日頃から体をいたわり、ケアを行うことは、ストレス緩和にも効果があり、それによってストレスなく日々の生活を送ることで、日常行動のパフォーマンス向上も期待できるそうです。ストレスがたまりづらくなるサイクルも期待できるでしょう。

 それでも“ストレス解消疲れ”に陥った場合は、「まずは体の回復を早めるために、十分な休息をとることが重要です」と佐々木氏は語ります。

 とはいえ、ストレスを解消するためにとっていた行動によって体や頭が興奮状態にあると、たとえ睡眠をとろうとしてもなかなか体は休まらず、さらにストレスがたまってしまう状態になることがあるそうなので、その場合は、体をリラックスさせることがカギ。

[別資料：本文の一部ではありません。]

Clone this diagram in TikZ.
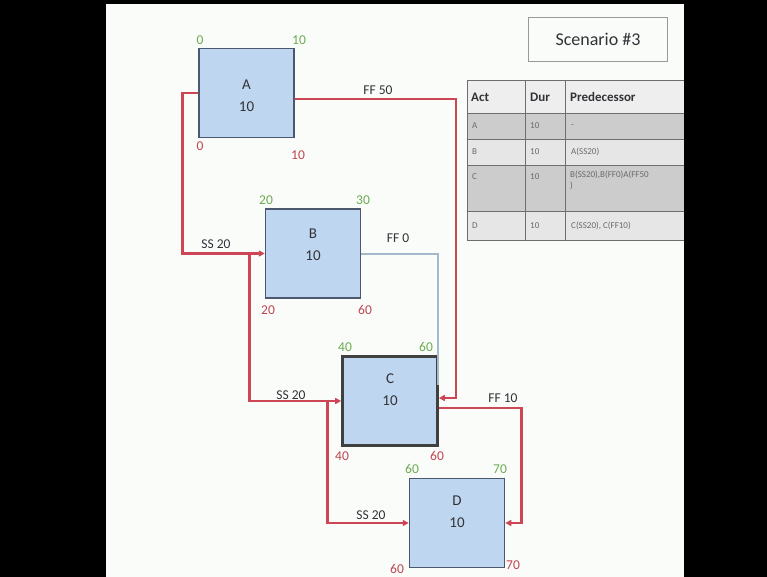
\documentclass[tikz,border=0pt]{standalone}
\usepackage{fontspec}
\setmainfont{Carlito}
\usetikzlibrary{calc,arrows.meta}
\definecolor{bg}{RGB}{250,252,250}
\definecolor{boxfill}{RGB}{191,214,240}
\definecolor{boxdraw}{RGB}{75,88,110}
\definecolor{redl}{RGB}{205,70,85}
\definecolor{bluel}{RGB}{165,185,205}
\definecolor{greenn}{RGB}{110,170,80}
\definecolor{redn}{RGB}{190,70,80}
\definecolor{txt}{RGB}{50,50,55}
\definecolor{rowA}{RGB}{204,204,204}
\definecolor{rowB}{RGB}{230,230,230}
\definecolor{rowH}{RGB}{238,238,238}
\definecolor{gridc}{RGB}{110,110,110}
\definecolor{celltxt}{RGB}{105,105,105}
\tikzset{
  actbox/.style={draw=boxdraw,line width=1.5pt,fill=boxfill,minimum width=95pt,minimum height=89pt,inner sep=0pt},
  boxtext/.style={align=center,text=txt,font=\fontsize{15}{22}\selectfont},
  gnum/.style={text=greenn,font=\fontsize{13.5}{13}\selectfont,inner sep=0pt},
  rnum/.style={text=redn,font=\fontsize{13.5}{13}\selectfont,inner sep=0pt},
  redline/.style={draw=redl,line width=2.6pt},
  redarrow/.style={redline,-{Triangle[length=6pt,width=6pt]}},
  blueline/.style={draw=bluel,line width=2pt},
  linklabel/.style={text=txt,font=\fontsize{13.5}{13}\selectfont,inner sep=0pt},
  hdr/.style={text=txt,font=\bfseries\fontsize{13}{13}\selectfont,anchor=west,inner sep=0pt},
  cell/.style={text=celltxt,font=\fontsize{9}{11}\selectfont,anchor=west,inner sep=0pt,align=left}
}
\begin{document}
\begin{tikzpicture}[x=1pt,y=-1pt]
\useasboundingbox (0,0) rectangle (767,577);
\fill[bg] (0,0) rectangle (767,577);

% boxes
\node[actbox] (A) at (246.5,93) {};
\node[actbox] (B) at (313,253.5) {};
\node[actbox,line width=2.6pt,draw=black!75] (C) at (390,401) {};
\node[actbox] (D) at (457,523) {};
\node[boxtext] (At) at ($(A)+(0,3)$) {A\\10};
\node[boxtext] (Bt) at ($(B)+(0,-9)$) {B\\10};
\node[boxtext] (Ct) at ($(C)+(0,-11)$) {C\\10};
\node[boxtext] (Dt) at ($(D)+(0,-11)$) {D\\10};

% connectors
\coordinate (ssb) at ($(B.west)+(-15,0)$);
\coordinate (ssc) at ($(C.west)+(-14,0)$);
\draw[blueline] (B.east) -| ($(C.east)+(-1,-16)$);
\draw[redarrow] (A.west) -| ($(A.west)+(-16,0)$) |- (B.west);
\draw[redarrow] (ssb) |- (C.west);
\draw[redarrow] (ssc) |- (D.west);
\draw[redarrow] ($(A.east)+(0,6)$) -| ($(C.east)+(17,-3)$) -- ($(C.east)+(0,-3)$);
\draw[redarrow] ($(C.east)+(0,7)$) -| ($(D.east)+(16,0)$) -- (D.east);

\node[linklabel] (l1) at (378,90) {FF 50};
\node[linklabel] (l2) at (216,244) {SS 20};
\node[linklabel] (l3) at (398,238) {FF 0};
\node[linklabel] (l4) at (291,395) {SS 20};
\node[linklabel] (l5) at (371,515) {SS 20};
\node[linklabel] (l6) at (503,398) {FF 10};

% corner numbers
\node[gnum] (a1) at (200,40) {0};
\node[gnum] (a2) at (299,40) {10};
\node[rnum] (a3) at (200,146) {0};
\node[rnum] (a4) at (298,155) {10};
\node[gnum] (b1) at (266,200) {20};
\node[gnum] (b2) at (363,200) {30};
\node[rnum] (b3) at (268,310) {20};
\node[rnum] (b4) at (365,310) {60};
\node[gnum] (c1) at (345,347) {40};
\node[gnum] (c2) at (426,347) {60};
\node[rnum] (c3) at (342,456) {40};
\node[rnum] (c4) at (437,456) {60};
\node[gnum] (d1) at (412,469) {60};
\node[gnum] (d2) at (500,469) {70};
\node[rnum] (d3) at (397,569) {60};
\node[rnum] (d4) at (513,565) {70};

% table
\fill[rowH] (467,80) rectangle (700,113);
\fill[rowA] (467,113) rectangle (700,139);
\fill[rowB] (467,139) rectangle (700,165);
\fill[rowA] (467,165) rectangle (700,211);
\fill[rowB] (467,211) rectangle (700,240);
\draw[gridc,line width=0.8pt] (467,80) -- (700,80) (467,113) -- (700,113) (467,139) -- (700,139)
  (467,165) -- (700,165) (467,211) -- (700,211) (467,240) -- (700,240);
\draw[gridc,line width=0.8pt] (467,80) -- (467,240) (525,80) -- (525,240) (565,80) -- (565,240);
\node[hdr] (h1) at (471,97) {Act};
\node[hdr] (h2) at (530,97) {Dur};
\node[hdr] (h3) at (570,97) {Predecessor};
\node[cell] (r1a) at (472,126) {A};
\node[cell] (r1b) at (530,126) {10};
\node[cell] (r1c) at (571,126) {-};
\node[cell] (r2a) at (472,152) {B};
\node[cell] (r2b) at (530,152) {10};
\node[cell] (r2c) at (571,152) {A(SS20)};
\node[cell] (r3a) at (472,177) {C};
\node[cell] (r3b) at (530,177) {10};
\node[cell,anchor=north west] (r3c) at (570,171) {B(SS20),B(FF0)A(FF50\\)};
\node[cell] (r4a) at (472,226) {D};
\node[cell] (r4b) at (530,226) {10};
\node[cell] (r4c) at (571,226) {C(SS20), C(FF10)};

% scenario box
\node[draw=black!40,line width=1.5pt,minimum width=139pt,minimum height=44pt,text=txt,font=\fontsize{18}{18}\selectfont] (sc) at (598,39.5) {Scenario \#3};

% black bars
\fill[black] (0,0) rectangle (106,577);
\fill[black] (684,0) rectangle (767,577);
\fill[black] (0,0) rectangle (767,4);
\end{tikzpicture}
\end{document}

 ぬるいお湯にゆっくりとつかる入浴法や、アロマの活用などはよく知られていますが、佐々木氏によると、もっと手軽な方法があるそう。それは、“凝り固まった筋肉をほぐすこと”だそうです。


 「例えば、肩まわりの大きな筋肉である僧帽筋(そうぼうきん)はストレスを抱えていると緊張し、結果として肩コリや頭痛などを引き起こす原因となることがあります。運動による筋肉痛や体のコリも、肩や背中などに感じる人は多いのではないでしょうか。だからこそ、このようなコリや疲労感を感じたときだけでなく、感じる前から日常的に、肩まわりや体の気になるパーツをストレッチやマッサージでほぐすことで充分に体を休めることは、“ストレス解消疲れ”を本質的に防ぐことにつながると言えます」。

 長期化する新型コロナウイルスの流行と新たな生活様式などに伴い、人々のストレス状況が変化しています。ストレス解消を試しても「完全にはすっきりしていない」と感じる方は、日頃のケアを見直してみるといいかもしれません。